• Exercise directions:
Images are not part of the copy; write out the rest of the data exactly as given.

• Records with drawing code:
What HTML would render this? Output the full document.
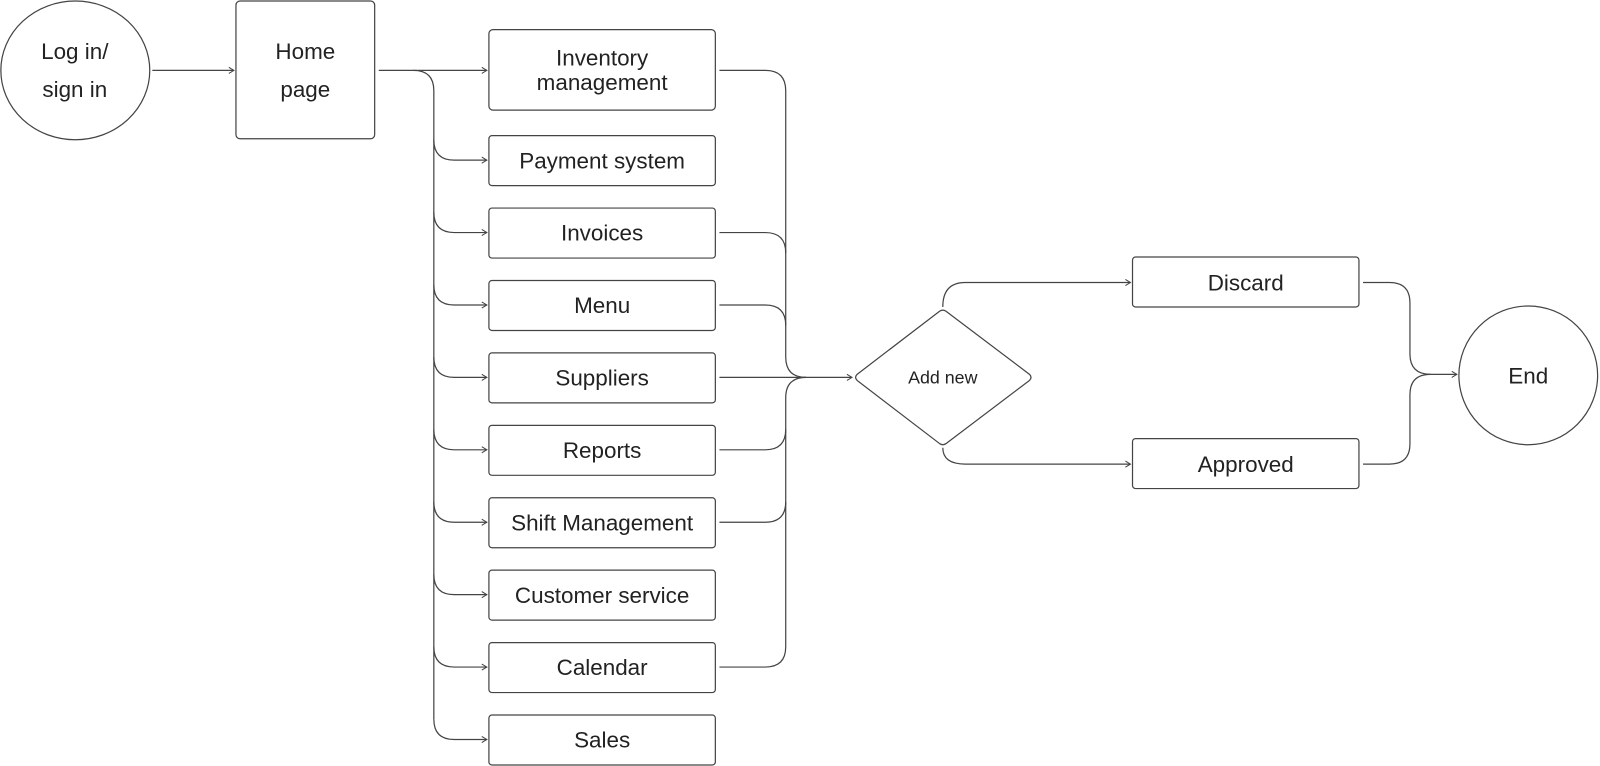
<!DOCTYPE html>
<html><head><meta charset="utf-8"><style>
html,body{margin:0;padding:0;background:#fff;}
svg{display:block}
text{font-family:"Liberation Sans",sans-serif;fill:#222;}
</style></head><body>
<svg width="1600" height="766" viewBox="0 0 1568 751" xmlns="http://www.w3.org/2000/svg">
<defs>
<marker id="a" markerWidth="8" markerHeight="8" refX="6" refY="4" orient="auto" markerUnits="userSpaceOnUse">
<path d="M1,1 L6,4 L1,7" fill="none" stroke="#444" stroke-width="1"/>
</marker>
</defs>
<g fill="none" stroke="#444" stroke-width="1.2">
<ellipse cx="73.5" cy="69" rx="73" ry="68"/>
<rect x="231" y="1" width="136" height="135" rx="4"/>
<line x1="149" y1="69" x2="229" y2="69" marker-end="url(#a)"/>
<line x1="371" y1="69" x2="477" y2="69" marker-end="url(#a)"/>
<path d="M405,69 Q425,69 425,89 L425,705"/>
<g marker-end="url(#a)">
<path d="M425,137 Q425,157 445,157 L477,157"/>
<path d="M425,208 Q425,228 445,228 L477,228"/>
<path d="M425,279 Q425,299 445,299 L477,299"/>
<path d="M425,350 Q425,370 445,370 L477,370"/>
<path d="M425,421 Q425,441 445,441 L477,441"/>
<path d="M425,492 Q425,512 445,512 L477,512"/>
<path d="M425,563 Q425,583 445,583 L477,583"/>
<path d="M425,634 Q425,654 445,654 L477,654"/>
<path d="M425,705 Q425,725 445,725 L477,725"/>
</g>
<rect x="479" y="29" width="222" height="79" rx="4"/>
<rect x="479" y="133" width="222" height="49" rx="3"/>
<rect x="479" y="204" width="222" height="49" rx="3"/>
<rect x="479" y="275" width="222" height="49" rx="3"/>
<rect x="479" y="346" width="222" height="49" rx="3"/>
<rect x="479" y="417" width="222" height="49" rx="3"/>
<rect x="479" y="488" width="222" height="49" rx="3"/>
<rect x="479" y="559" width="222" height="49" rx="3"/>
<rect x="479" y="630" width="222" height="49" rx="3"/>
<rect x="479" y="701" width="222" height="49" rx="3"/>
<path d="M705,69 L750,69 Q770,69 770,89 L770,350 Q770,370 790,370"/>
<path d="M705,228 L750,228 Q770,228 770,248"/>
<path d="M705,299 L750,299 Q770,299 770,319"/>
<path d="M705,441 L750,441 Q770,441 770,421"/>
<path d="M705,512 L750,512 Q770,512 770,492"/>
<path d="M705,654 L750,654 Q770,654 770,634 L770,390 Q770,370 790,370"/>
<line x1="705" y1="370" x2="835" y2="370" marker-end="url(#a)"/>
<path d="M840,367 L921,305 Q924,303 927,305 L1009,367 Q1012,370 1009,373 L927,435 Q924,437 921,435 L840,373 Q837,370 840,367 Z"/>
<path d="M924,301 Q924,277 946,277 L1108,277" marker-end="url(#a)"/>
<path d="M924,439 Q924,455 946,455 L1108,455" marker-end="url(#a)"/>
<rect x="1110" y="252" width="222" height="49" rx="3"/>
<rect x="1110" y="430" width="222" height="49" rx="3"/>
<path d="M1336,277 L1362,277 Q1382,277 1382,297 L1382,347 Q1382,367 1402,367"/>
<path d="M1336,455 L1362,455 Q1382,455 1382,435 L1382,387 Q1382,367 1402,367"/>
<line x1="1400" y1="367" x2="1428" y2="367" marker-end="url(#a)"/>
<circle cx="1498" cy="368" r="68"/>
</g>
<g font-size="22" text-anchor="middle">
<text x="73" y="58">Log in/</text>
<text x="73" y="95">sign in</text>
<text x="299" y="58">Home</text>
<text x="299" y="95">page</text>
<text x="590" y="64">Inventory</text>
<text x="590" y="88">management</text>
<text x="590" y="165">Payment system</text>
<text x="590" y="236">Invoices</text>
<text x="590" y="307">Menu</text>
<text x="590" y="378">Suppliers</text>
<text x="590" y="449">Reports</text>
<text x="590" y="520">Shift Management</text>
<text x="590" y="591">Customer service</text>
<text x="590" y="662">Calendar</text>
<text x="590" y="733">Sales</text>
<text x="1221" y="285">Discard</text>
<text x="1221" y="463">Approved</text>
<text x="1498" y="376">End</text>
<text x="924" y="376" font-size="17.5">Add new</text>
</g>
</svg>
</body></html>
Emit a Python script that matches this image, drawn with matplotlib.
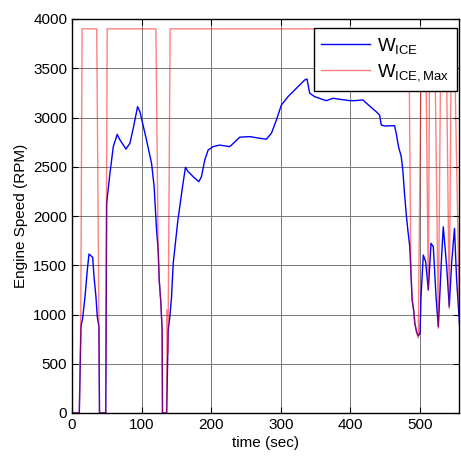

• Problem solution:
What HTML would render this? Output the full document.
<!DOCTYPE html>
<html><head><meta charset="utf-8"><style>
html,body{margin:0;padding:0;background:#fff;}
svg{display:block}
text{font-family:"Liberation Sans",sans-serif;fill:#222;}
</style></head><body>
<svg width="1600" height="766" viewBox="0 0 1568 751" xmlns="http://www.w3.org/2000/svg">
<defs>
<marker id="a" markerWidth="8" markerHeight="8" refX="6" refY="4" orient="auto" markerUnits="userSpaceOnUse">
<path d="M1,1 L6,4 L1,7" fill="none" stroke="#444" stroke-width="1"/>
</marker>
</defs>
<g fill="none" stroke="#444" stroke-width="1.2">
<ellipse cx="73.5" cy="69" rx="73" ry="68"/>
<rect x="231" y="1" width="136" height="135" rx="4"/>
<line x1="149" y1="69" x2="229" y2="69" marker-end="url(#a)"/>
<line x1="371" y1="69" x2="477" y2="69" marker-end="url(#a)"/>
<path d="M405,69 Q425,69 425,89 L425,705"/>
<g marker-end="url(#a)">
<path d="M425,137 Q425,157 445,157 L477,157"/>
<path d="M425,208 Q425,228 445,228 L477,228"/>
<path d="M425,279 Q425,299 445,299 L477,299"/>
<path d="M425,350 Q425,370 445,370 L477,370"/>
<path d="M425,421 Q425,441 445,441 L477,441"/>
<path d="M425,492 Q425,512 445,512 L477,512"/>
<path d="M425,563 Q425,583 445,583 L477,583"/>
<path d="M425,634 Q425,654 445,654 L477,654"/>
<path d="M425,705 Q425,725 445,725 L477,725"/>
</g>
<rect x="479" y="29" width="222" height="79" rx="4"/>
<rect x="479" y="133" width="222" height="49" rx="3"/>
<rect x="479" y="204" width="222" height="49" rx="3"/>
<rect x="479" y="275" width="222" height="49" rx="3"/>
<rect x="479" y="346" width="222" height="49" rx="3"/>
<rect x="479" y="417" width="222" height="49" rx="3"/>
<rect x="479" y="488" width="222" height="49" rx="3"/>
<rect x="479" y="559" width="222" height="49" rx="3"/>
<rect x="479" y="630" width="222" height="49" rx="3"/>
<rect x="479" y="701" width="222" height="49" rx="3"/>
<path d="M705,69 L750,69 Q770,69 770,89 L770,350 Q770,370 790,370"/>
<path d="M705,228 L750,228 Q770,228 770,248"/>
<path d="M705,299 L750,299 Q770,299 770,319"/>
<path d="M705,441 L750,441 Q770,441 770,421"/>
<path d="M705,512 L750,512 Q770,512 770,492"/>
<path d="M705,654 L750,654 Q770,654 770,634 L770,390 Q770,370 790,370"/>
<line x1="705" y1="370" x2="835" y2="370" marker-end="url(#a)"/>
<path d="M840,367 L921,305 Q924,303 927,305 L1009,367 Q1012,370 1009,373 L927,435 Q924,437 921,435 L840,373 Q837,370 840,367 Z"/>
<path d="M924,301 Q924,277 946,277 L1108,277" marker-end="url(#a)"/>
<path d="M924,439 Q924,455 946,455 L1108,455" marker-end="url(#a)"/>
<rect x="1110" y="252" width="222" height="49" rx="3"/>
<rect x="1110" y="430" width="222" height="49" rx="3"/>
<path d="M1336,277 L1362,277 Q1382,277 1382,297 L1382,347 Q1382,367 1402,367"/>
<path d="M1336,455 L1362,455 Q1382,455 1382,435 L1382,387 Q1382,367 1402,367"/>
<line x1="1400" y1="367" x2="1428" y2="367" marker-end="url(#a)"/>
<circle cx="1498" cy="368" r="68"/>
</g>
<g font-size="22" text-anchor="middle">
<text x="73" y="58">Log in/</text>
<text x="73" y="95">sign in</text>
<text x="299" y="58">Home</text>
<text x="299" y="95">page</text>
<text x="590" y="64">Inventory</text>
<text x="590" y="88">management</text>
<text x="590" y="165">Payment system</text>
<text x="590" y="236">Invoices</text>
<text x="590" y="307">Menu</text>
<text x="590" y="378">Suppliers</text>
<text x="590" y="449">Reports</text>
<text x="590" y="520">Shift Management</text>
<text x="590" y="591">Customer service</text>
<text x="590" y="662">Calendar</text>
<text x="590" y="733">Sales</text>
<text x="1221" y="285">Discard</text>
<text x="1221" y="463">Approved</text>
<text x="1498" y="376">End</text>
<text x="924" y="376" font-size="17.5">Add new</text>
</g>
</svg>
</body></html>
Emit a Python script that matches this image, drawn with matplotlib.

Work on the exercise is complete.